(Plotting code records)
····················

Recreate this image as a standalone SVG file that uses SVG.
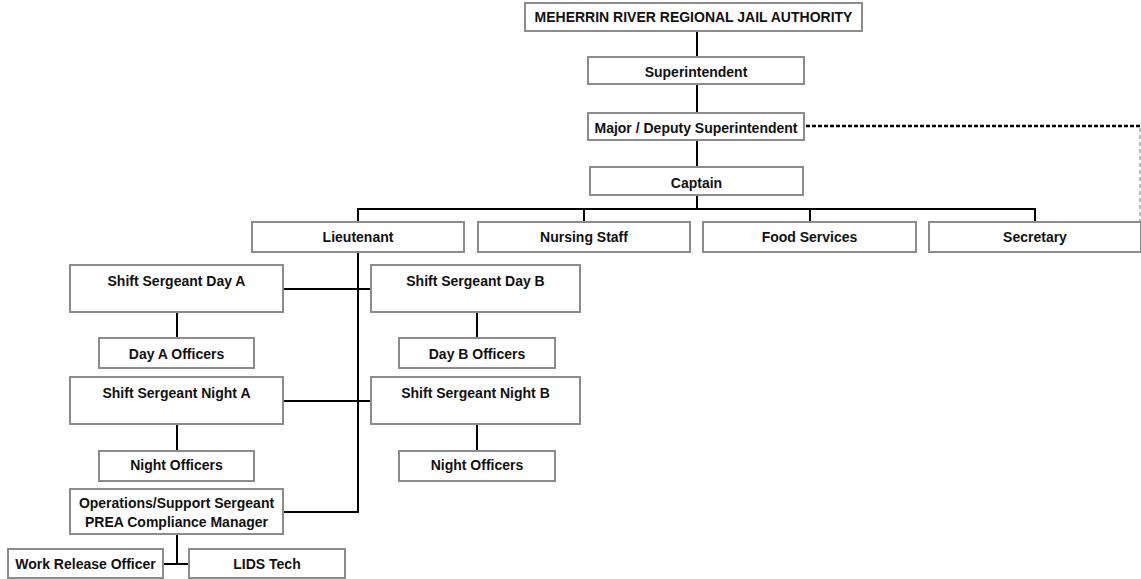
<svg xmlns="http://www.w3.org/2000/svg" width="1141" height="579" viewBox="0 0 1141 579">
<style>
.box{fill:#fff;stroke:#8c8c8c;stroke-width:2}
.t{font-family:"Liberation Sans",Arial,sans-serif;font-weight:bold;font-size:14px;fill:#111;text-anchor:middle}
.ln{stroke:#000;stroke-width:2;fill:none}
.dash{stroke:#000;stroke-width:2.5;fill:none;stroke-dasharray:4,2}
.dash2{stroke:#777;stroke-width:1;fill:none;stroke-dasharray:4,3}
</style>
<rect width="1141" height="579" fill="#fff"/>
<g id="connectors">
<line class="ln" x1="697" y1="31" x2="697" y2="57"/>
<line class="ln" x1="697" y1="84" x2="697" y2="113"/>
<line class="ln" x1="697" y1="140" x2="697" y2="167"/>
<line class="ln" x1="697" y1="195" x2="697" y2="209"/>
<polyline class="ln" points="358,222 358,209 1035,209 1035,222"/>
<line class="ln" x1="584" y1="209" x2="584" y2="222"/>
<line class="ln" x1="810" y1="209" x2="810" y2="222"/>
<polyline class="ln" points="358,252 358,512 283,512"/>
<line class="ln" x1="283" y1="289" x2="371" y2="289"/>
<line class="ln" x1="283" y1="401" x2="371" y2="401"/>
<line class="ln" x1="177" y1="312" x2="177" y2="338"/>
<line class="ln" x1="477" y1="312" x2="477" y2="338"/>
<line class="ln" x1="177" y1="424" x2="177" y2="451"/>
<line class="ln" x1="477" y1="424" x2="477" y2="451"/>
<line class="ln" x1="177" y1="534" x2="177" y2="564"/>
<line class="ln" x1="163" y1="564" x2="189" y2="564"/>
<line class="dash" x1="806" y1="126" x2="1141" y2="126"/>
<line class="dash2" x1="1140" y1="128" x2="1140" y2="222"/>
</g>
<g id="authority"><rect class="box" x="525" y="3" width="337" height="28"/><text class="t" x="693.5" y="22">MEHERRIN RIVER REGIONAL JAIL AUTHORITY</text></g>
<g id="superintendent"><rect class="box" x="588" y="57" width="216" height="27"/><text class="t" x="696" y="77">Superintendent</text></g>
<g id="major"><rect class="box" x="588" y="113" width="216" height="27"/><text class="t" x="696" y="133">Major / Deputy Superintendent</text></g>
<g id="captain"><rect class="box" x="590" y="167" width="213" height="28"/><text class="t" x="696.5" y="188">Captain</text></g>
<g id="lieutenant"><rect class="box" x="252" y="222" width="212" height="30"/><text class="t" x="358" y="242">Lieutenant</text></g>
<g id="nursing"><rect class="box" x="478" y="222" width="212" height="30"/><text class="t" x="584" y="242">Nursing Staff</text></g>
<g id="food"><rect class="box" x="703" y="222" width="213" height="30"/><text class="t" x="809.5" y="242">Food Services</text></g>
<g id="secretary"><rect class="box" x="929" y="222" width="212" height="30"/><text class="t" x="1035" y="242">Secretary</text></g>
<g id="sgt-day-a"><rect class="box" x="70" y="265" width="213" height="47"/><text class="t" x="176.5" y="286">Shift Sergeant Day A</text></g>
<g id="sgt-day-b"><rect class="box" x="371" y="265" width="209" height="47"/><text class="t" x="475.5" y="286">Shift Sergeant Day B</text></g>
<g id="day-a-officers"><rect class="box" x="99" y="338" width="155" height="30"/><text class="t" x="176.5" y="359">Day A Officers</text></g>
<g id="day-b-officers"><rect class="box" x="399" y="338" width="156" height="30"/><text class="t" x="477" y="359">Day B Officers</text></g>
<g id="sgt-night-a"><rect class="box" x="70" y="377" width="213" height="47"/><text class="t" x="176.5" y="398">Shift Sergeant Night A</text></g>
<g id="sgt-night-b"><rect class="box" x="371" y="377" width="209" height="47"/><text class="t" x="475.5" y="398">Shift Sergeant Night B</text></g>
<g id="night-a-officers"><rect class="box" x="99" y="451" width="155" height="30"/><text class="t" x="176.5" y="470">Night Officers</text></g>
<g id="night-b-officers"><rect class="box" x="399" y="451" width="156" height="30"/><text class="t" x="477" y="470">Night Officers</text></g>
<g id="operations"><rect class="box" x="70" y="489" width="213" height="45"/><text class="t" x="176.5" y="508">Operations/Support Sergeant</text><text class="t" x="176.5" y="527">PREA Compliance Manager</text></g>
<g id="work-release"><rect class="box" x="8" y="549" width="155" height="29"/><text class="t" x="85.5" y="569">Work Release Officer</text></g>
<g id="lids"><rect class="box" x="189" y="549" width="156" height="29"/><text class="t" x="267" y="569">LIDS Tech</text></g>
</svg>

····················

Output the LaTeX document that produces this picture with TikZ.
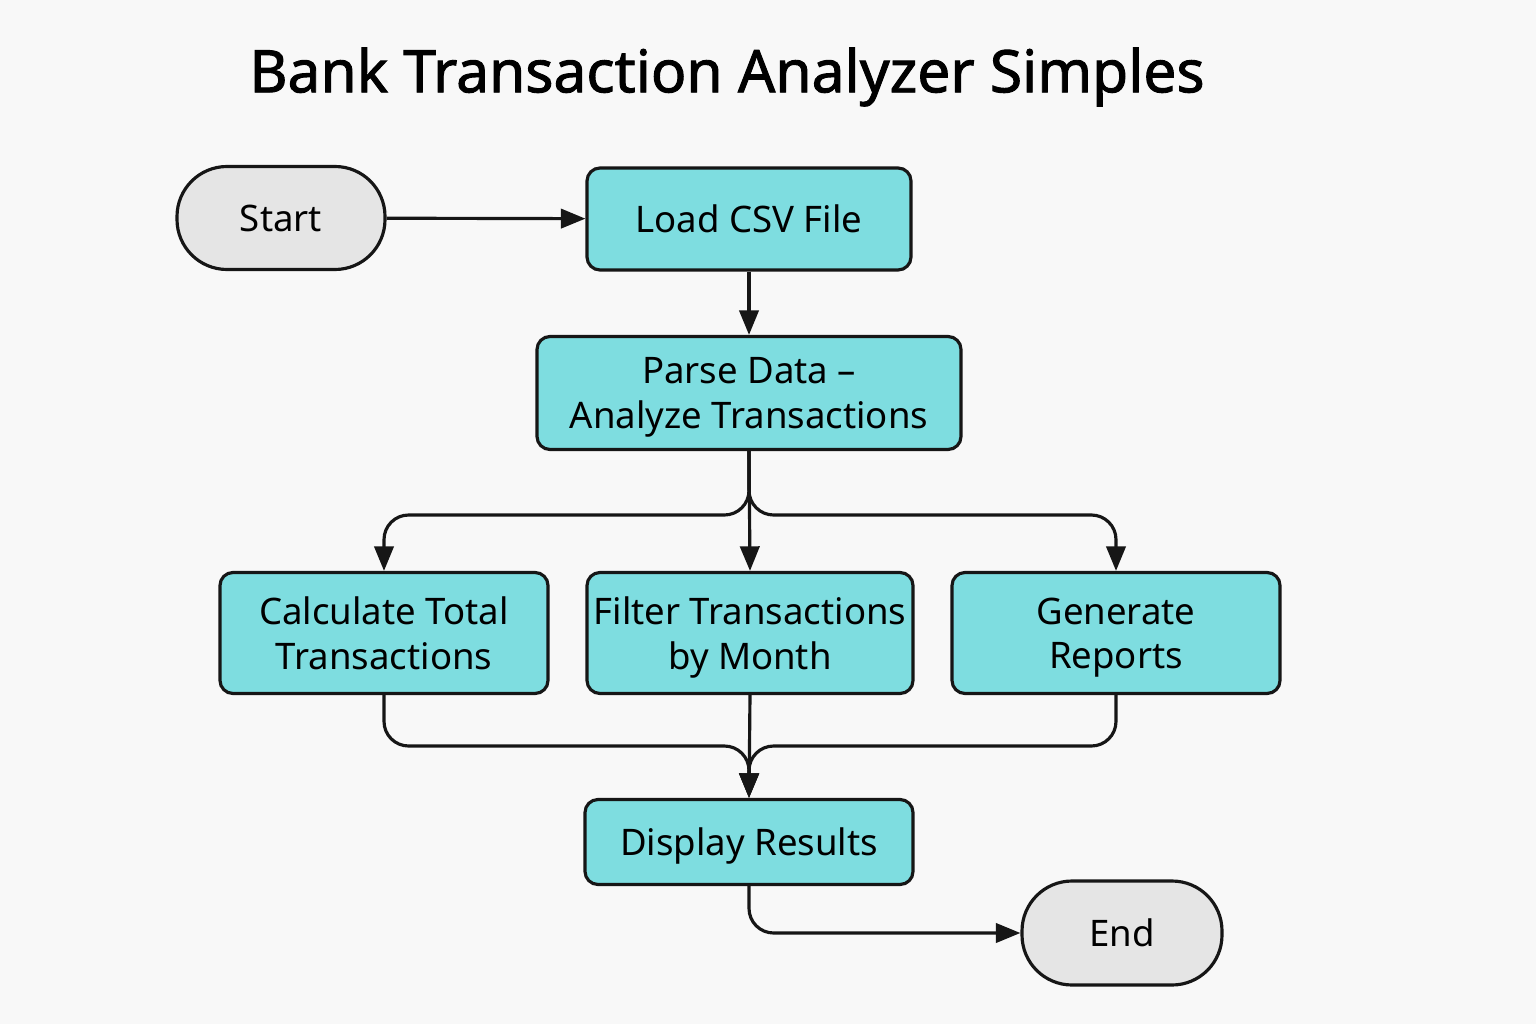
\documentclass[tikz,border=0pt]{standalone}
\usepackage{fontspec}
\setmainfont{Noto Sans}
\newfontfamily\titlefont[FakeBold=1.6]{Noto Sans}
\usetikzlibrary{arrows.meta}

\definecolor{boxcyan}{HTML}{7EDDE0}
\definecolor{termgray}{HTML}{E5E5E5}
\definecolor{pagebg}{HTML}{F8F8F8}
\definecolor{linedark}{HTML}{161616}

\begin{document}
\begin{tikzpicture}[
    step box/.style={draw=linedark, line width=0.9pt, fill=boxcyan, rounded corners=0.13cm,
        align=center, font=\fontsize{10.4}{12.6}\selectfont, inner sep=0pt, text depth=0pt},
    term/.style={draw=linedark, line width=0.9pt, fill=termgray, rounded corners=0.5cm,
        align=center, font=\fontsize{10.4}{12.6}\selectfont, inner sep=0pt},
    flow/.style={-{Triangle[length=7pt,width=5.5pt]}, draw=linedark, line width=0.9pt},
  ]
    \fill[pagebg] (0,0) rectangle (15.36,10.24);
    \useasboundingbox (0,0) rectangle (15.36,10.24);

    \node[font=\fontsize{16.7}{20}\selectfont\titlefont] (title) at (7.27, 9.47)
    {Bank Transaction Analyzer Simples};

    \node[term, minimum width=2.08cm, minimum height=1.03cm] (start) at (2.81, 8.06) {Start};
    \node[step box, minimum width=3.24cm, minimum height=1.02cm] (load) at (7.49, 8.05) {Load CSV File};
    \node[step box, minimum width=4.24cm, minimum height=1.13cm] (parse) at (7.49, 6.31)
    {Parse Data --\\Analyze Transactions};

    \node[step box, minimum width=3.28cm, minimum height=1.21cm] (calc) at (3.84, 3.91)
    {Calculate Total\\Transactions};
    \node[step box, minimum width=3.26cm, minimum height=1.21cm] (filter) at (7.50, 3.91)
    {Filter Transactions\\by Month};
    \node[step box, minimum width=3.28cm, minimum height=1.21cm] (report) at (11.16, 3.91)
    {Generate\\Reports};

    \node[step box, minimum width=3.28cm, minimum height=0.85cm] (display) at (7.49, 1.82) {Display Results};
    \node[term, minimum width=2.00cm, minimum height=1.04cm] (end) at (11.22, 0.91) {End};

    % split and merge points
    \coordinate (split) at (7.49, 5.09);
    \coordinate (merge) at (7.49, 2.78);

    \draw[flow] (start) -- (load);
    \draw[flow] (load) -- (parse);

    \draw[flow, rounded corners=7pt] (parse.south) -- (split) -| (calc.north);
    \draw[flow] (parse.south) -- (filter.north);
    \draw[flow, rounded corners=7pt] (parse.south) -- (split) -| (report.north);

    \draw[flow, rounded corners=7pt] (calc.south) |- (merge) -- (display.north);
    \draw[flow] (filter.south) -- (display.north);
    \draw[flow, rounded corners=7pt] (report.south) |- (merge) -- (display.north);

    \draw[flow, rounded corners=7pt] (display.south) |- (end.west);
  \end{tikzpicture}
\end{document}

····················

→ **WRITTEN REQUEST**
How many of the lines above contain the string "standalone"? Give the number only.

→ **SOLVED PROBLEM**
2